Thursday, May 08, 2008

Infobright Puts a Clever Twist on the Columnar Database

It took me some time to form a clear picture of analytical database vendor Infobright, despite an excellent white paper that seems to have since vanished from their Web site. [Note: Per Susan Davis' comment below, they have since reloaded it here.] Infobright’s product, named BrightHouse, confused me because it is a SQL-compatible, columnar database, which makes it sound similar to systems like Vertica and ParAccel (click here for my ParAccel entry).

But it turns out there is a critical difference: while those other products rely on massively parallel (MPP) hardware for scalability and performance, BrightHouse runs on conventional (SMP) servers. The system gains its performance edge by breaking each database column into 65K chunks called “data packs”, and reading relatively few packs to resolve most queries.

The trick is that BrightHouse stores descriptive information about each data pack and can often use this information to avoid loading the pack itself. For example, the descriptive information holds minimum and maximum values of data within the pack, plus summary data such as totals. This means that a query involving a certain value range may determine that all or none of the records within a pack are qualified. If all values are out of range, the pack can be ignored; if all values are in range, the summary data may suffice. Only when some but not all of the records within a pack are relevant must the pack itself be loaded from disk and decompressed. According to CEO Miriam Tuerk, this approach can reduce data transfers by up to 90%. The data is also highly compressed when loaded into the packs—by ratios as high as 50:1, although 10:1 is average. This reduces hardware costs and yields even faster disk reads. By contrast, data in MPP columnar systems often takes up as much or more storage space as the source files.

This design is substantially more efficient than conventional columnar systems, which read every record in a given column to resolve queries involving that column. The small size of the BrightHouse data packs means that many packs will be totally included or excluded from queries even without their contents being sorted when the data is loaded. This lack of sorting, along with the lack of indexing or data hashing, yields load rates of up to 250 GB per hour. This is impressive for a SMP system, although MPP systems are faster.

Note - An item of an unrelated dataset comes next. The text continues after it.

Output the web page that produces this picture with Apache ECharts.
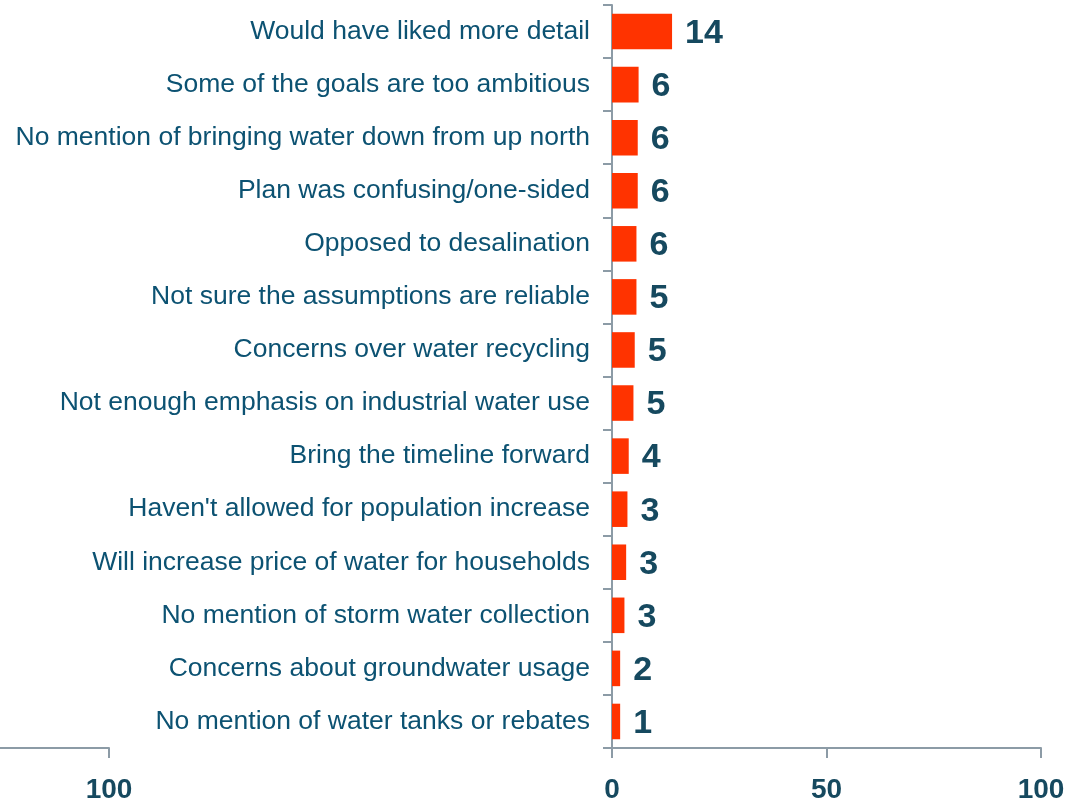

You may wonder what happens to BrightHouse when queries require joins across tables. It turns out that even in these cases, the system can use its summary data to exclude many data packs. In addition, the system watches queries as they execute and builds a record of which data packs are related to other data packs. Subsequent queries can use this information to avoid opening data packs unnecessarily. The system thus gains a performance advantage without requiring a single, predefined join path between tables—something that is present in some other columnar systems, though not all of them. The net result of all this is great flexibility: users can load data from existing source systems without restructuring it, and still get excellent analytical performance.

BrightHouse uses the open source MySQL database interface, allowing it to connect with any data source that is accessible to MySQL. According to Tuerk, it is the only version of MySQL that scales beyond 500 GB. Its scalability is still limited, however, to 30 to 50 TB of source data, which would be a handful of terabytes once compressed. The system runs on any Red Hat Linux 5 server—for example, a 1 TB installation runs on a $22,000 Dell. A Windows version is planned for later this year. The software itself costs $30,000 per terabyte of source data (one-time license plus annual maintenance), which puts it towards the low end of other analytical systems.

Infobright was founded in 2005 although development of the BrightHouse engine began earlier. Several production systems were in place by 2007. The system was officially launched in early 2008 and now has about dozen production customers.

2 comments:

Susan Davis said...

Hi David,

I'm glad you liked our "excellent" white paper and sorry I took it off our site! I wanted to update it to reflect our current release of Brighthouse, but as it is taking a bit longer than I planned, I have re-posted it until I'm done. Your readers can find it at http://www.infobright.com/products.php

Thanks for the great write-up as well. We certainly believe we have done something unique in the industry - created a data warehouse solution that can be implemented and managed without a boatload of rocket scientists, and doesn't require lots of servers and storage arrays. We let our software do the hard work so IT doesn't have to...

Susan Davis said...

David - by the way, Miriam's last name is spelled Tuerk, not Turek but we appreciate the post anyway!